__Exercise__: Each line containing the word "this" should be found and copied.

__Supplied material__:
•••
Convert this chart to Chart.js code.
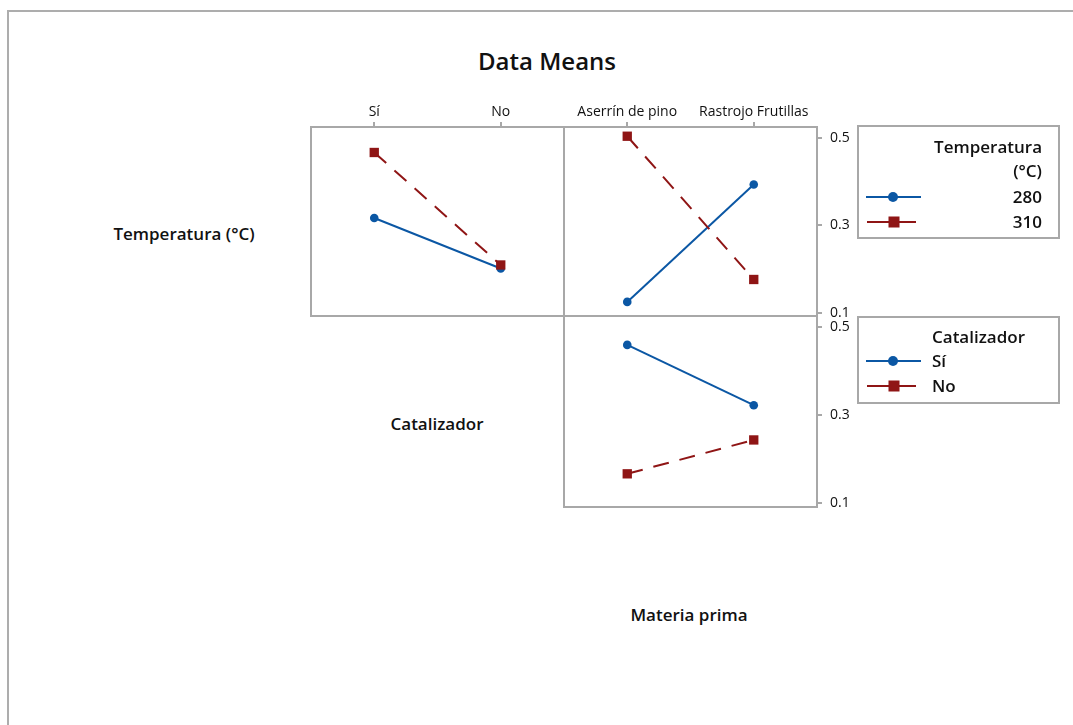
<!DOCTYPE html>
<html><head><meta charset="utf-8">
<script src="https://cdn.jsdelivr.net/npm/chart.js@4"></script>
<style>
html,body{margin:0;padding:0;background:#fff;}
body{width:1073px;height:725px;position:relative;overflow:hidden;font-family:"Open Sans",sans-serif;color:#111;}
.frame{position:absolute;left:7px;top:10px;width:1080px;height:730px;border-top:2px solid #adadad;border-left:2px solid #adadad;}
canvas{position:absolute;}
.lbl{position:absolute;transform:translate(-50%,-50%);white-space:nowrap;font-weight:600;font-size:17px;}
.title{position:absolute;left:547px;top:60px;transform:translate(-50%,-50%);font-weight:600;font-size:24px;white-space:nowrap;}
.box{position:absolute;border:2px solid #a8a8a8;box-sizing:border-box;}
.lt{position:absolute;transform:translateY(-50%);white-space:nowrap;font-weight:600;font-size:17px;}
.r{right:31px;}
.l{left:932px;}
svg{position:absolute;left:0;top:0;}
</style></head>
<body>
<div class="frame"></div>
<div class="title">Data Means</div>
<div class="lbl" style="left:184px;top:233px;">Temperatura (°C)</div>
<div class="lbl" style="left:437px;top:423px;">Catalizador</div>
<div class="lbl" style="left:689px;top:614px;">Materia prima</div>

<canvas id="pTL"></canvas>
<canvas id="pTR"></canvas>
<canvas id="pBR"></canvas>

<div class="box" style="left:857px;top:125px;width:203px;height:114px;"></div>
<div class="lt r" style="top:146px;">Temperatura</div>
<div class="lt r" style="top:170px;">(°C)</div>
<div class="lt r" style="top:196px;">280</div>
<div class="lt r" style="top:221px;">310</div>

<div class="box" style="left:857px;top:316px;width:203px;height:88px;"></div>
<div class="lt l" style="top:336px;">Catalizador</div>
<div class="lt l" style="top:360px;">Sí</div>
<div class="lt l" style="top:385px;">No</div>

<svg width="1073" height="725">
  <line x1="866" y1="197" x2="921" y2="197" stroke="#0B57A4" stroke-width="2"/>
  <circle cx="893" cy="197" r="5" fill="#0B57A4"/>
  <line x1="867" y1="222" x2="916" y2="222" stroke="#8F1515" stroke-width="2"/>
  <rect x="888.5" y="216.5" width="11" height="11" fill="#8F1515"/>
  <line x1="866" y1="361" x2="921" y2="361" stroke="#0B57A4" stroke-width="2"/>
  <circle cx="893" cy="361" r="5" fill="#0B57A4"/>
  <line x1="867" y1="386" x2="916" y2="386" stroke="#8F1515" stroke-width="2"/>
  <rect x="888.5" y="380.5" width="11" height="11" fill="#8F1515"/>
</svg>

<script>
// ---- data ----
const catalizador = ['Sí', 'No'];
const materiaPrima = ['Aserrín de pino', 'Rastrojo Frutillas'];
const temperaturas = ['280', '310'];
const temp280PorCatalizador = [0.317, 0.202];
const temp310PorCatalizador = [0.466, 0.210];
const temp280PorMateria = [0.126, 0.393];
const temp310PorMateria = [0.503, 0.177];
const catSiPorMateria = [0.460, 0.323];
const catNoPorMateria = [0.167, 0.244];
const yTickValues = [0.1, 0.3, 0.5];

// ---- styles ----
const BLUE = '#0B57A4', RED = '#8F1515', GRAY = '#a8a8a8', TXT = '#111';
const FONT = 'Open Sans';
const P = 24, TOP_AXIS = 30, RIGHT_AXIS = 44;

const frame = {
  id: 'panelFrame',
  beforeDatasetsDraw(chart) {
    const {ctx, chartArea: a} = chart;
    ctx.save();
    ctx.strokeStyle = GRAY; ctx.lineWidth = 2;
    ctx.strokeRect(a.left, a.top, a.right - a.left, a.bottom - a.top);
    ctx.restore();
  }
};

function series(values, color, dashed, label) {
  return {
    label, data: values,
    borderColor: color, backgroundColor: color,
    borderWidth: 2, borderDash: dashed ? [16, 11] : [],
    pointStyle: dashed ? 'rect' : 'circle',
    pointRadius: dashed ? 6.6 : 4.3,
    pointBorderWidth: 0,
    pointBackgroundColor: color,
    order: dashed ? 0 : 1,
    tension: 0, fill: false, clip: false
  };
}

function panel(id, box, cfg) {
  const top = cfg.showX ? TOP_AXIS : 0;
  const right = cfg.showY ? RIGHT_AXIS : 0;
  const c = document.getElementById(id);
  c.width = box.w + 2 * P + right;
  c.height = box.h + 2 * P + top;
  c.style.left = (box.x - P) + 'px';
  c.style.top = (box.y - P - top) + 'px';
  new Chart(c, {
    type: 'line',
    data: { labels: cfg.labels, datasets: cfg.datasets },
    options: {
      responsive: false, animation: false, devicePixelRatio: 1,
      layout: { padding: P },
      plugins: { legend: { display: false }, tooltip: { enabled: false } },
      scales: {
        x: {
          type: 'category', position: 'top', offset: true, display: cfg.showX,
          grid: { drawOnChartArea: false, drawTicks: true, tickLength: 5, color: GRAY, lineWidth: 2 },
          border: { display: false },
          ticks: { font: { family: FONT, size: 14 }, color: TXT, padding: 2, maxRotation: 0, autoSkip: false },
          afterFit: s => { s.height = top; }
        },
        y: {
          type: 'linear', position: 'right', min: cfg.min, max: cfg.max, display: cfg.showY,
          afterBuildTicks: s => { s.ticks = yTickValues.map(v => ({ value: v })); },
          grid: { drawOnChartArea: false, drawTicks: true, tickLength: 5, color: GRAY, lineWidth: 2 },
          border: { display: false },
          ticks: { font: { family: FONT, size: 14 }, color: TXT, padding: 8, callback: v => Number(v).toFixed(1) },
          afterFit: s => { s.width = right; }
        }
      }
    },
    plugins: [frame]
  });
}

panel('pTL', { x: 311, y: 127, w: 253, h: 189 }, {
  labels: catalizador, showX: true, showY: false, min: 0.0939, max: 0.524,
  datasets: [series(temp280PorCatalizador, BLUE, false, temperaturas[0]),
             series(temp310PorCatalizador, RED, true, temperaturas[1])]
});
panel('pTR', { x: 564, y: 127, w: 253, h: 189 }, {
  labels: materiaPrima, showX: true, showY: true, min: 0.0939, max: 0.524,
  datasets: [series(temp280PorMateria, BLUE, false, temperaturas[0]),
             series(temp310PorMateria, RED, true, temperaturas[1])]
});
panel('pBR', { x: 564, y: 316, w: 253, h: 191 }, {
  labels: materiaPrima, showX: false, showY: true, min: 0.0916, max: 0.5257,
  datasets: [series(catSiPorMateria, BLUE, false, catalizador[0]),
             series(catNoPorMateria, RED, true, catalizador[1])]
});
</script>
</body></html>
•••
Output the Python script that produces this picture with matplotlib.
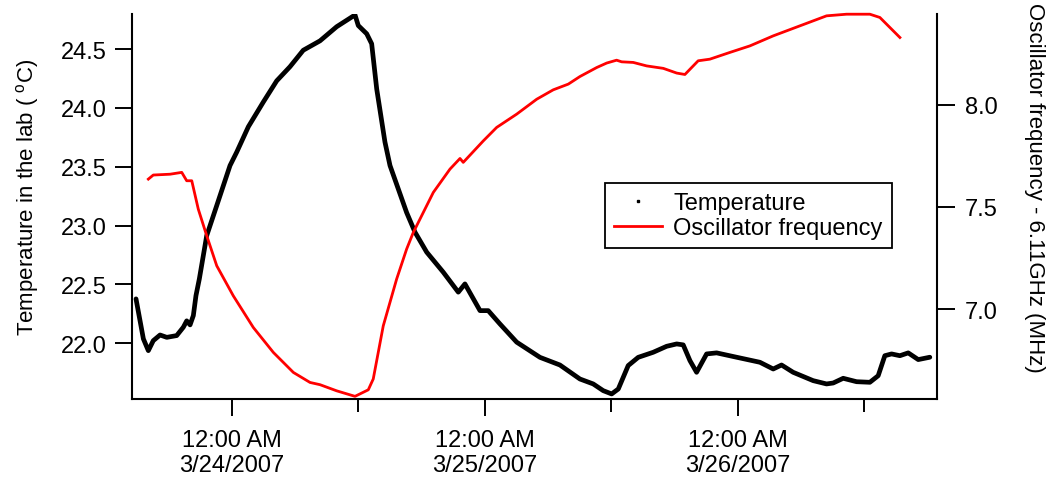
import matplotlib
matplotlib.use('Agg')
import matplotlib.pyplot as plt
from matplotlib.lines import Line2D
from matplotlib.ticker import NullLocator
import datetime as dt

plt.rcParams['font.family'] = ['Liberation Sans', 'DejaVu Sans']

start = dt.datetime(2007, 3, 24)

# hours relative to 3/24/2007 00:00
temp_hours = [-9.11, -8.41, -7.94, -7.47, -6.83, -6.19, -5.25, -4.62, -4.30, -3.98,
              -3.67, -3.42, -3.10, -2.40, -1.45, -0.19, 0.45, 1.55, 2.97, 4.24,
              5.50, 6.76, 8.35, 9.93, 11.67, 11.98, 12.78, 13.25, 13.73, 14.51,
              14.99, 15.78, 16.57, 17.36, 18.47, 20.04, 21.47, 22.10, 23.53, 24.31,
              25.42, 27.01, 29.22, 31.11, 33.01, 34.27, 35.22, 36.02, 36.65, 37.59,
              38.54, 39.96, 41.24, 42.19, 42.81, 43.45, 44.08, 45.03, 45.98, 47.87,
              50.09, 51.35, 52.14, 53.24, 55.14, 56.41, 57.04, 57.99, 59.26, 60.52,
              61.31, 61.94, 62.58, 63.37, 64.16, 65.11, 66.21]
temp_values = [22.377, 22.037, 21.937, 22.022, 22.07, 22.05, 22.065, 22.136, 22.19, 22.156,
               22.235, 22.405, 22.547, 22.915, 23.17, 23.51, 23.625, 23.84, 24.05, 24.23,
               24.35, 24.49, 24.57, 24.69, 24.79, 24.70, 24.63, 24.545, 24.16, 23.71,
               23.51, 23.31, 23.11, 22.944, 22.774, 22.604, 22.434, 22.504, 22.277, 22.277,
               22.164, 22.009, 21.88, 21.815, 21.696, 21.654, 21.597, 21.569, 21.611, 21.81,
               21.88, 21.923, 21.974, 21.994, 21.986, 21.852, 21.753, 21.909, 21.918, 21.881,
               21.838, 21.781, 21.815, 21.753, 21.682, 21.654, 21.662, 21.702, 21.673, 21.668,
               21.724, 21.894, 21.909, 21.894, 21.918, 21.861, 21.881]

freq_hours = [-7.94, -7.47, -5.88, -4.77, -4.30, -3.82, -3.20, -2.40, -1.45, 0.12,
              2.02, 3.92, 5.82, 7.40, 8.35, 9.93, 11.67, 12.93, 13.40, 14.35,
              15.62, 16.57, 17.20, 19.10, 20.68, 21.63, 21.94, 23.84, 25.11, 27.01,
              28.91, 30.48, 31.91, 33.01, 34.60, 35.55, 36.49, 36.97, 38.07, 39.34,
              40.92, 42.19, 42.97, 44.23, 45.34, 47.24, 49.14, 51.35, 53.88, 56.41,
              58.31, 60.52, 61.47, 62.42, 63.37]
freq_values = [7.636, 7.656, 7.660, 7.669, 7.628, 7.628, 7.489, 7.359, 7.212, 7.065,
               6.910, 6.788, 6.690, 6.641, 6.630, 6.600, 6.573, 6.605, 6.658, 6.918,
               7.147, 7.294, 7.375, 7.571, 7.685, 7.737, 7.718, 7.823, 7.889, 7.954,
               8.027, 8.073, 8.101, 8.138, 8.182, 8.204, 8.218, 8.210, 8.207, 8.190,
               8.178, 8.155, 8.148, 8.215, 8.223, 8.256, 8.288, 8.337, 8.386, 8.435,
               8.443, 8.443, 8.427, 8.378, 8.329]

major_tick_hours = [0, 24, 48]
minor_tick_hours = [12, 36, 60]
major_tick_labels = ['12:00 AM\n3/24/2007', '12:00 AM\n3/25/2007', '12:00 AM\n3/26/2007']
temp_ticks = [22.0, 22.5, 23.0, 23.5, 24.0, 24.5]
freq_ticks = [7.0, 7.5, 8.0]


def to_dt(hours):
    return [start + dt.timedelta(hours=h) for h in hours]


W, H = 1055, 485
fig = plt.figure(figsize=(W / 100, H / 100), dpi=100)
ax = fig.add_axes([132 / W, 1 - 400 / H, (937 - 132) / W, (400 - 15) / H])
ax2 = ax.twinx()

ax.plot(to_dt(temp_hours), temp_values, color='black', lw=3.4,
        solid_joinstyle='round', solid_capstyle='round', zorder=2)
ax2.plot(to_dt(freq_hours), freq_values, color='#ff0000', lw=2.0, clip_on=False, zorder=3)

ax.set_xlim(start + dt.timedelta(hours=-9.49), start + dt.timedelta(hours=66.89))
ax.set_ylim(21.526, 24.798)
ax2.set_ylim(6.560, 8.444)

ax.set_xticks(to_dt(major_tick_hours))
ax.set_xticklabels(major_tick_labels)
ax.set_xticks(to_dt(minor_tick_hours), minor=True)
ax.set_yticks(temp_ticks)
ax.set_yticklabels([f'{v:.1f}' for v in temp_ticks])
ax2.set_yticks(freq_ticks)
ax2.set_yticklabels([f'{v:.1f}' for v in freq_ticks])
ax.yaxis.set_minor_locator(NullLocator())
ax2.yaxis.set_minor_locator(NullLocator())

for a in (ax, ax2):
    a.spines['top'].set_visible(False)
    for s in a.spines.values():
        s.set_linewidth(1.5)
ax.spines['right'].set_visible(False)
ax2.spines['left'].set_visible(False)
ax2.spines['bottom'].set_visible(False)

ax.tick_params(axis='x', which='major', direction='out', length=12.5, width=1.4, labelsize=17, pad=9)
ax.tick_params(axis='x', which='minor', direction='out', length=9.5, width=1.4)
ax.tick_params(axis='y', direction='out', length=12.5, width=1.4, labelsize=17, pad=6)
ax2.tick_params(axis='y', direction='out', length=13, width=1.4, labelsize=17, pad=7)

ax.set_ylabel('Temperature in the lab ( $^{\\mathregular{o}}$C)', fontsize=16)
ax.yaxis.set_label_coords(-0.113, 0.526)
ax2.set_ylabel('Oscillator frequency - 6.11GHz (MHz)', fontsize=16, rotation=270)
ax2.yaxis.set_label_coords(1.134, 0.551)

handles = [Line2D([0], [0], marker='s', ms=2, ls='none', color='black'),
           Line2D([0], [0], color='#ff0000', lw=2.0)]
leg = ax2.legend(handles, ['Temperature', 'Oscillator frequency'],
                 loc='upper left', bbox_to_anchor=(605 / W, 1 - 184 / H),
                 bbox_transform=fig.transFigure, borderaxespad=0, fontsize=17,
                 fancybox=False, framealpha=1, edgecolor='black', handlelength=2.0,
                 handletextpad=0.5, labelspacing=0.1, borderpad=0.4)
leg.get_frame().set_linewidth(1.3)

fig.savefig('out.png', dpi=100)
•••
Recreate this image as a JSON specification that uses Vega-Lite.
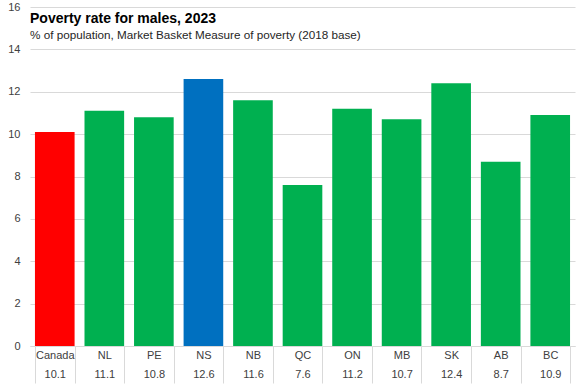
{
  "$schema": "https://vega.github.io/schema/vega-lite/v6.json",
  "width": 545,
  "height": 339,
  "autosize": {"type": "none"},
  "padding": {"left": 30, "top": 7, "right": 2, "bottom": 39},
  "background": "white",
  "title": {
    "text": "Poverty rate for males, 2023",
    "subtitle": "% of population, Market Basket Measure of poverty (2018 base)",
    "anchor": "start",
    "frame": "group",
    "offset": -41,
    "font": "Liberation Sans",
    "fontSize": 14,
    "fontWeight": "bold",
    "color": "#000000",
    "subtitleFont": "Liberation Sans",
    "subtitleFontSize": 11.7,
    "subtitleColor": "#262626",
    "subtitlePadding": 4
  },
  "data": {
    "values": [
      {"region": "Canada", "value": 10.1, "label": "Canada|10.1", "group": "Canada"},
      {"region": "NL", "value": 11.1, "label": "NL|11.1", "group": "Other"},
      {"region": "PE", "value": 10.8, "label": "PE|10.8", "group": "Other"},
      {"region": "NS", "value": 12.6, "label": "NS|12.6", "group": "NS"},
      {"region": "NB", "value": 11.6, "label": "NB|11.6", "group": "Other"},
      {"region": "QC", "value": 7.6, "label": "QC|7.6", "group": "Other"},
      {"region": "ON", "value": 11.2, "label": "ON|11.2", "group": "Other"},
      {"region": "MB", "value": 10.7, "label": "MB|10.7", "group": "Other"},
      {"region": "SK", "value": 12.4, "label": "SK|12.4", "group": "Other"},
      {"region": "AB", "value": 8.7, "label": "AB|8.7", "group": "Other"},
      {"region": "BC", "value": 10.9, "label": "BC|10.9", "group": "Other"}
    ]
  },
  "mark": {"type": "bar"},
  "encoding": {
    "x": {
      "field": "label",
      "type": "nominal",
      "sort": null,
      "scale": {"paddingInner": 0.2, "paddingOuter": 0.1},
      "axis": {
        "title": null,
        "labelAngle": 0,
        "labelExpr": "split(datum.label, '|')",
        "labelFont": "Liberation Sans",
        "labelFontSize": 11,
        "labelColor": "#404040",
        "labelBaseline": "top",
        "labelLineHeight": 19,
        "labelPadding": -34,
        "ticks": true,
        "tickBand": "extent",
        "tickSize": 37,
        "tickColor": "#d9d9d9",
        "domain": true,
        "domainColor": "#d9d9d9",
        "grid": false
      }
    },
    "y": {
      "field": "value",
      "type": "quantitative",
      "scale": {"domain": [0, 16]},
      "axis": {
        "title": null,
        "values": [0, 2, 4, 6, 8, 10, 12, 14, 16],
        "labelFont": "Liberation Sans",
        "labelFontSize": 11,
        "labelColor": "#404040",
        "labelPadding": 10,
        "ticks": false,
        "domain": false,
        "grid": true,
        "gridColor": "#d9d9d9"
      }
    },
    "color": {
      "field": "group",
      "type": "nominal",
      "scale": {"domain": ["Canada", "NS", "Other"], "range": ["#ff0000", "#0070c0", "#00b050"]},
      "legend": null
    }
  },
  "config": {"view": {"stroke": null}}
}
•••
__Exercise result__:
Convert this chart to Chart.js code.
Output the Python script that produces this picture with matplotlib.
Recreate this image as a JSON specification that uses Vega-Lite.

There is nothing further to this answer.